What is harmful about this system is that it enforces upon the common people the notion that art is something above their heads. Whatever else they misunderstand or ignore, they certainly do not misunderstand that. It doesn't matter how many efforts are made to popularize "modern art", as long as modern art is taken to be what it is it will separate the public from itself. Indeed, the very effort produces the reverse result, because it popularizes just those kinds of art which are, by their nature, more exclusive and aggressive.
The result is wretched for the likes of you: the majority of your potential audience will never even think of developing an interest in art; it is a "difficult" subject by definition. Elbowed out of the public gaze by the pushy Hirsts and Whiteheads, serious artists like you and this Andy Goldsworthy you mention (I never heard of him - doesn't it just show you?) have to live in the cracks and carry on for the love of it.
Opinions?
no subject
Date: 2008-05-05 12:01 am (UTC)What is harmful about this system is that it enforces upon the common people the notion that art is something above their heads. Whatever else they misunderstand or ignore, they certainly do not misunderstand that.

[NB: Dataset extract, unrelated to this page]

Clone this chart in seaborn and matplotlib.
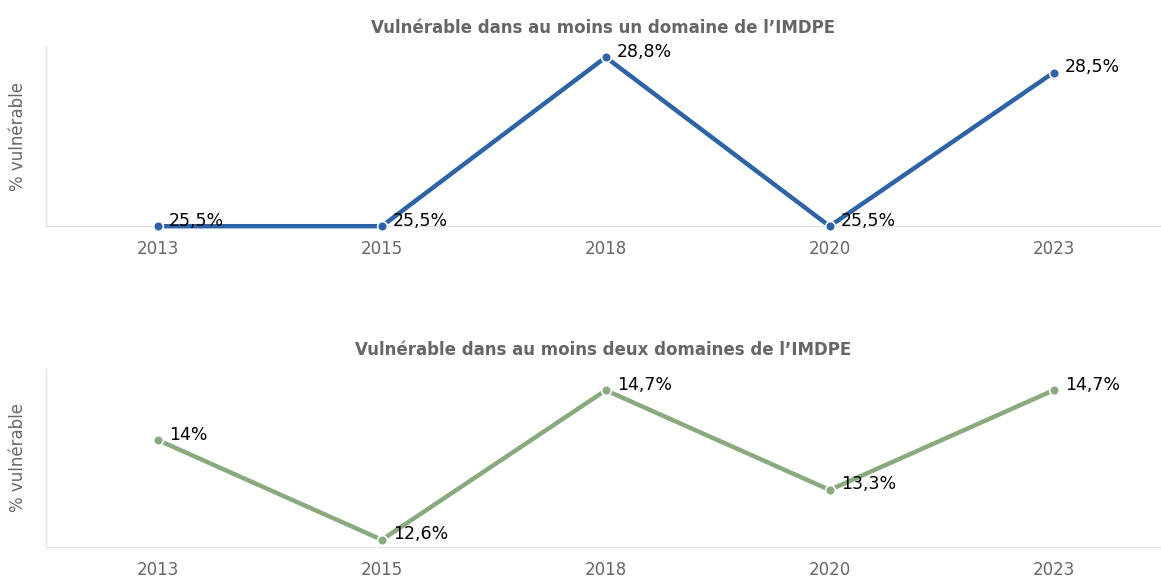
import os
import matplotlib
matplotlib.use("Agg")
import matplotlib.pyplot as plt
from matplotlib.font_manager import FontProperties
import seaborn as sns
import pandas as pd

years = ["2013", "2015", "2018", "2020", "2023"]
un_domaine = [25.5, 25.5, 28.8, 25.5, 28.5]
deux_domaines = [14.0, 12.6, 14.7, 13.3, 14.7]
labels_un = ["25,5%", "25,5%", "28,8%", "25,5%", "28,5%"]
labels_deux = ["14%", "12,6%", "14,7%", "13,3%", "14,7%"]
titles = ["Vulnérable dans au moins un domaine de l’IMDPE",
          "Vulnérable dans au moins deux domaines de l’IMDPE"]

ttf_dir = os.path.join(matplotlib.get_data_path(), "fonts", "ttf")
REG = os.path.join(ttf_dir, "DejaVuSans.ttf")
BOLD = os.path.join(ttf_dir, "DejaVuSans-Bold.ttf")

def fp(size, bold=False):
    return FontProperties(fname=BOLD if bold else REG, size=size)

fig = plt.figure(figsize=(11.61, 5.80), dpi=100)
ax1 = fig.add_axes([0.0396, 0.610, 0.9604, 0.309])
ax2 = fig.add_axes([0.0396, 0.057, 0.9604, 0.307])

specs = [
    (ax1, un_domaine, labels_un, "#2e63a6", (25.5, 29.0), titles[0]),
    (ax2, deux_domaines, labels_deux, "#88aa7e", (12.5, 15.0), titles[1]),
]
for ax, vals, labs, color, ylim, title in specs:
    df = pd.DataFrame({"year": years, "value": vals})
    sns.lineplot(data=df, x="year", y="value", ax=ax, color=color, linewidth=3.2,
                 marker="o", markersize=7, markeredgecolor="white", markeredgewidth=1.2,
                 sort=False, clip_on=False, zorder=3)
    for i, (v, l) in enumerate(zip(vals, labs)):
        ax.annotate(l, (i, v), xytext=(8, 4), textcoords="offset points",
                    ha="left", va="center", color="black",
                    fontproperties=fp(12.5), zorder=4)
    ax.set_ylim(*ylim)
    ax.set_xlim(-0.5, 4.48)
    ax.set_yticks([])
    ax.set_xlabel("")
    ax.set_ylabel("% vulnérable", color="#666666", labelpad=14, fontproperties=fp(12))
    ax.set_title(title, color="#666666", pad=10, fontproperties=fp(12, bold=True))
    ax.tick_params(axis="x", labelcolor="#666666", length=0, pad=10)
    ax.set_xticks(range(len(years)))
    ax.set_xticklabels(years, fontproperties=fp(12))
    ax.grid(False)
    for s in ["top", "right"]:
        ax.spines[s].set_visible(False)
    for s in ["left", "bottom"]:
        ax.spines[s].set_color("#e3e3e3")
        ax.spines[s].set_linewidth(1.0)
    ax.set_facecolor("white")

fig.savefig("out.png", dpi=100, facecolor="white")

This is perhaps my favorite bit. Now I will say there is art done that requires a certain amount of intelligent observation, but of course, that's the same as with Alan Moore.
However, large sections of the modern art world have, I feel, wrapped themselves in a blanket of smug superiority and want their art to be inaccessible so that they can continue to feel elite without actual being elite.
That is also I feel why noses turn up at the suggest such accessible to the masses people like Alan or JKR or Thomas kinkaid might actually be artists. THose people challenge their inflated sense of elitism.
I'd argue though, to the lady you responded to, that there is not a cult of ugly so much as there is a cult of depression - however that is often displayed in an ugly manner.
Again, wonderful response!
no subject
Date: 2008-05-05 05:29 am (UTC)Here is an important article on the issue, to do only with one artform, but applicable to all: http://www.city-journal.org/html/17_3_urbanities-regietheater.html. You will notice that the pestilence it describes does not seem to have spread to Italy: that is because opera is still a popular artform in Italy, and Italian audiences are ferocious and more than willing to let a director know when they think he has wasted their money.